Connection, connection, connection Remember the way our brains are wired, always wanting us to belong? After rejection, our primal-brain makes us feel destabilized. That’s why it’s important to restore feelings of connectedness. Remind yourself you’re appreciated and loved. Try to grab a drink with friends or make plans for dinner — anything to make you feel grounded and not alone. Another great idea to help you feel connected is doing something for others: helping out a friend who needs a favour, volunteering for a cause close to your heart, offering your design skills for a charity. All of these will get you out of your own head, and make you feel connected to a greater sense of purpose.
Do not compare yourself to others In moments of rejection we are at our most vulnerable. Avoid the very common mistake of comparing yourself to others in those very delicate times. Now is not the time to scroll Instagram and LinkedIn and fall into the famous trap of “everyone has their life together but me”. Remember that everyone experiences rejection. Yes, EVERYONE! We just don’t post about it online very often. Don’t believe that this only happens to you because it’s simply not true.
It’s part of the process Creative careers aren't linear. Remember that rejection isn't an obstacle to your development, it’s actually an essential part of it. Rejection is a form of redirection. It can often uncover truths that we’ve not been paying attention to. Try and assess the reasons for rejection and adjust accordingly, identifying your strengths and weaknesses. It will make you a better creative.

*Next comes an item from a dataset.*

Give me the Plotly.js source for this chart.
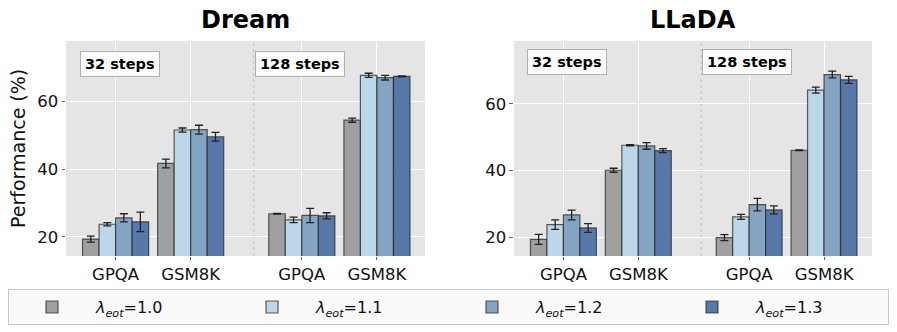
<!DOCTYPE html>
<html>
<head>
<meta charset="utf-8">
<script src="https://cdn.plot.ly/plotly-3.0.1.min.js"></script>
<style>
  body { margin: 0; background: #fff; }
  #chart { width: 897px; height: 332px; }
</style>
</head>
<body>
<div id="chart"></div>
<script>
// group positions on the x axis (32 steps: GPQA, GSM8K / 128 steps: GPQA, GSM8K)
var groupX = [0, 1, 2.48, 3.48];
var groupLabels = ['GPQA', 'GSM8K', 'GPQA', 'GSM8K'];
var separatorX = 1.84;

var lambdas = ['1.0', '1.1', '1.2', '1.3'];
var barColors = ['#a0a0a0', '#bdd7ea', '#84a4c4', '#5778a9'];

// Dream: one array per lambda, order = groupX
var dreamMean = [
  [19.3, 41.7, 26.8, 54.5],
  [23.7, 51.6, 25.0, 67.8],
  [25.6, 51.7, 26.3, 67.1],
  [24.4, 49.6, 26.2, 67.5]
];
var dreamErr = [
  [0.9, 1.3, 0.1, 0.6],
  [0.5, 0.6, 0.8, 0.6],
  [1.2, 1.3, 2.1, 0.7],
  [2.9, 1.3, 0.9, 0.15]
];

// LLaDA
var lladaMean = [
  [19.4, 40.1, 19.9, 46.1],
  [23.8, 47.6, 26.1, 64.1],
  [26.7, 47.4, 29.8, 68.8],
  [22.8, 46.0, 28.2, 67.2]
];
var lladaErr = [
  [1.5, 0.6, 0.9, 0.1],
  [1.4, 0.15, 0.75, 0.9],
  [1.45, 1.0, 1.85, 1.0],
  [1.3, 0.6, 1.2, 1.05]
];

var traces = [];

function addPanel(means, errs, xa, ya, showLeg) {
  for (var i = 0; i < lambdas.length; i++) {
    traces.push({
      type: 'bar',
      x: groupX,
      y: means[i],
      xaxis: xa,
      yaxis: ya,
      name: '<i>λ</i><sub><i>eot</i></sub>=' + lambdas[i],
      legendgroup: 'l' + i,
      showlegend: showLeg,
      marker: {
        color: barColors[i],
        line: { color: 'rgba(40,40,40,0.75)', width: 1.2 }
      },
      error_y: {
        type: 'data',
        array: errs[i],
        visible: true,
        color: '#222',
        thickness: 1.3,
        width: 4
      },
      hoverinfo: 'y'
    });
  }
}

addPanel(dreamMean, dreamErr, 'x', 'y', true);
addPanel(lladaMean, lladaErr, 'x2', 'y2', false);

var tickFont = { family: 'DejaVu Sans, sans-serif', size: 16.5, color: '#111' };

function xAxis(dom, anchor) {
  return {
    domain: dom,
    anchor: anchor,
    range: [-0.66, 4.12],
    tickvals: groupX,
    ticktext: groupLabels,
    tickfont: tickFont,
    showgrid: true,
    gridcolor: '#ffffff',
    gridwidth: 1,
    zeroline: false,
    showline: false,
    ticks: 'outside',
    ticklen: 3.5,
    tickcolor: '#666',
    tickwidth: 1
  };
}

function yAxis(dom, anchor, rng) {
  return {
    domain: dom,
    anchor: anchor,
    range: rng,
    tickvals: [20, 40, 60],
    tickfont: tickFont,
    showgrid: true,
    gridcolor: '#ffffff',
    gridwidth: 1,
    zeroline: false,
    showline: false,
    ticks: 'outside',
    ticklen: 3.5,
    tickcolor: '#666',
    tickwidth: 1
  };
}

var yDom = [0.229, 0.877];

function stepsBox(xref, yref, xpos, ypos, txt) {
  return {
    xref: xref, yref: yref, x: xpos, y: ypos,
    xanchor: 'center', yanchor: 'middle',
    text: '<b>' + txt + '</b>', showarrow: false,
    font: { family: 'DejaVu Sans, sans-serif', size: 14.5, color: '#000' },
    bgcolor: 'rgba(255,255,255,0.85)',
    bordercolor: '#b0b0b0', borderwidth: 1, borderpad: 4
  };
}

var layout = {
  width: 897,
  height: 332,
  margin: { l: 0, r: 0, t: 0, b: 0 },
  paper_bgcolor: '#ffffff',
  plot_bgcolor: '#e5e5e5',
  barmode: 'group',
  bargap: 0.12,
  bargroupgap: 0,
  font: { family: 'DejaVu Sans, sans-serif', color: '#000' },
  xaxis: xAxis([0.0736, 0.4738], 'y'),
  yaxis: Object.assign(yAxis(yDom, 'x', [14.3, 78]), {
    title: { text: 'Performance (%)', font: { size: 19, color: '#111' }, standoff: 6 }
  }),
  xaxis2: xAxis([0.5730, 0.9721], 'y2'),
  yaxis2: yAxis(yDom, 'x2', [14.4, 78.9]),
  showlegend: true,
  legend: {
    orientation: 'h',
    x: 0.5, xanchor: 'center',
    y: 0.075, yanchor: 'middle',
    bgcolor: 'rgba(250,250,250,0.95)',
    bordercolor: '#c8c8c8',
    borderwidth: 1,
    entrywidth: 127,
    itemwidth: 78,
    font: { family: 'DejaVu Sans, sans-serif', size: 16, color: '#111' }
  },
  annotations: [
    { xref: 'x domain', yref: 'paper', x: 0.5, y: 0.94, xanchor: 'center', yanchor: 'middle',
      text: '<b>Dream</b>', showarrow: false,
      font: { family: 'DejaVu Sans, sans-serif', size: 24, color: '#000' } },
    { xref: 'x2 domain', yref: 'paper', x: 0.5, y: 0.94, xanchor: 'center', yanchor: 'middle',
      text: '<b>LLaDA</b>', showarrow: false,
      font: { family: 'DejaVu Sans, sans-serif', size: 24, color: '#000' } },
    stepsBox('x domain', 'y domain', 0.149, 0.893, '32 steps'),
    stepsBox('x domain', 'y domain', 0.652, 0.893, '128 steps'),
    stepsBox('x2 domain', 'y2 domain', 0.147, 0.9, '32 steps'),
    stepsBox('x2 domain', 'y2 domain', 0.652, 0.9, '128 steps')
  ],
  shapes: [
    { type: 'line', xref: 'x', yref: 'y domain', x0: separatorX, x1: separatorX, y0: 0, y1: 1,
      line: { color: '#c0c0c0', width: 1, dash: 'dot' }, layer: 'below' },
    { type: 'line', xref: 'x2', yref: 'y2 domain', x0: separatorX, x1: separatorX, y0: 0, y1: 1,
      line: { color: '#c0c0c0', width: 1, dash: 'dot' }, layer: 'below' }
  ]
};

Plotly.newPlot('chart', traces, layout, { displayModeBar: false, staticPlot: true });
</script>
</body>
</html>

Take your time Give yourself permission to feel sad. Making space for unpleasant emotions is an important step in being able to move forward, so allow yourself the time to grieve your loss — no matter how big or small. How much time is enough? It’s very personal but you’ll notice by yourself when the time is up. You’ll begin to feel new emotions, ones that allow for optimism to surface again.
Change the scene
If it’s your creative side that makes you feel insecure at the moment, do something that will bring back your confidence and esteem in other walks of life. Go for a hike, cook something new, paint a wall or reshuffle the furniture at home. Anything that will get you into a different mindset to gain some perspective.